● **What to produce**: Every line from the start of the entries up to and including the one bearing "0.0, 0.03, -0.17]" must be printed verbatim, without the pictures.

● **Records supplied**:
----------

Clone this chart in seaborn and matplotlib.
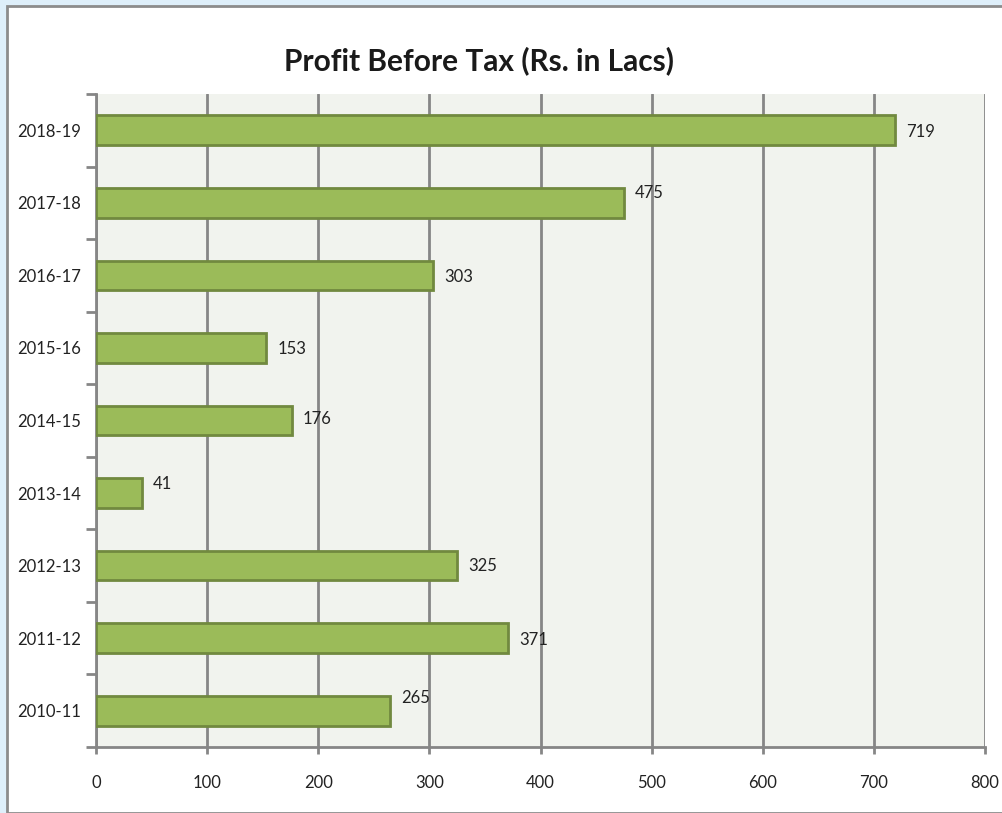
import matplotlib
matplotlib.use("Agg")
import matplotlib.pyplot as plt
import seaborn as sns
import pandas as pd
from matplotlib.patches import Rectangle

years = ["2018-19", "2017-18", "2016-17", "2015-16", "2014-15",
         "2013-14", "2012-13", "2011-12", "2010-11"]
profit = [719, 475, 303, 153, 176, 41, 325, 371, 265]
x_ticks = [0, 100, 200, 300, 400, 500, 600, 700, 800]
title = "Profit Before Tax (Rs. in Lacs)"
# vertical nudges of value labels (in category units, negative = up)
label_dy = [0.02, -0.13, 0.02, 0.02, -0.02, -0.12, 0.0, 0.03, -0.17]

sns.set_theme(style="white")
plt.rcParams['font.family'] = ['Lato', 'DejaVu Sans']

df = pd.DataFrame({"year": years, "profit": profit})

fig = plt.figure(figsize=(10.02, 8.13), dpi=100)
fig.patch.set_facecolor("#DEEFFA")
W, H = 1002, 813
fig.patches.append(Rectangle((7 / W, 0), 1, 1 - 6 / H, transform=fig.transFigure,
                             facecolor="white", edgecolor="#8C8C8C", linewidth=2,
                             zorder=-10))

ax = fig.add_axes([96 / W, 1 - 747 / H, (985 - 96) / W, (747 - 94) / H])
ax.set_facecolor("#F1F3EE")

sns.barplot(data=df, y="year", x="profit", order=years, orient="h",
            color="#9BBB59", edgecolor="#71893F", linewidth=2,
            width=0.41, saturation=1, ax=ax, zorder=3)

ax.set_xlim(0, 800)
ax.set_ylim(len(years) - 0.5, -0.5)
ax.set_xticks(x_ticks)
ax.set_xticklabels([str(t) for t in x_ticks], fontsize=12, color="#222222")
ax.tick_params(axis="x", pad=15)
ax.set_yticks(range(len(years)))
ax.set_yticklabels(years, fontsize=12, color="#222222")
ax.tick_params(axis="y", length=0, pad=11)
ax.grid(axis="x", color="#868686", linewidth=2, zorder=0)
ax.set_axisbelow(True)

# minor ticks at category boundaries on y axis
ax.set_yticks([i - 0.5 for i in range(len(years) + 1)], minor=True)
ax.tick_params(axis="y", which="minor", length=7, width=2, color="#868686", left=True)
ax.tick_params(axis="x", which="major", length=5, width=2, color="#868686", bottom=True)

for s in ["top", "right"]:
    ax.spines[s].set_visible(False)
for s in ["left", "bottom"]:
    ax.spines[s].set_color("#868686")
    ax.spines[s].set_linewidth(2)

ax.set_xlabel("")
ax.set_ylabel("")

for i, (v, dy) in enumerate(zip(profit, label_dy)):
    ax.text(v + 10, i + dy, str(v), va="center", ha="left", fontsize=12,
            color="#222222", zorder=5)

fig.text(479 / W, 1 - 61 / H, title, ha="center", va="center",
         fontsize=21.5, fontweight="bold", color="#1A1A1A")

fig.savefig("out.png", dpi=100, facecolor=fig.get_facecolor())
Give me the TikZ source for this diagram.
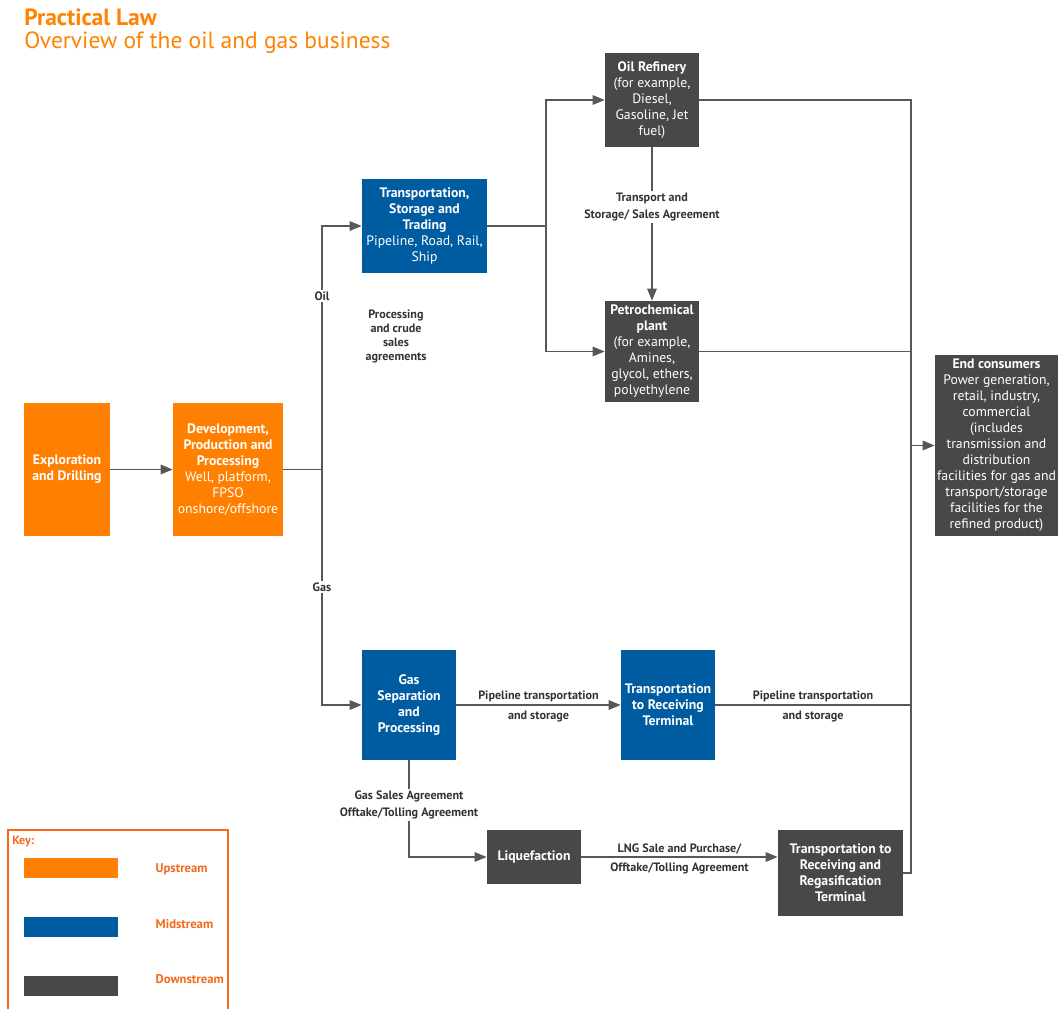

----------

● **Correct output**:
Clone this chart in seaborn and matplotlib.
import matplotlib
matplotlib.use("Agg")
import matplotlib.pyplot as plt
import seaborn as sns
import pandas as pd
from matplotlib.patches import Rectangle

years = ["2018-19", "2017-18", "2016-17", "2015-16", "2014-15",
         "2013-14", "2012-13", "2011-12", "2010-11"]
profit = [719, 475, 303, 153, 176, 41, 325, 371, 265]
x_ticks = [0, 100, 200, 300, 400, 500, 600, 700, 800]
title = "Profit Before Tax (Rs. in Lacs)"
# vertical nudges of value labels (in category units, negative = up)
label_dy = [0.02, -0.13, 0.02, 0.02, -0.02, -0.12, 0.0, 0.03, -0.17]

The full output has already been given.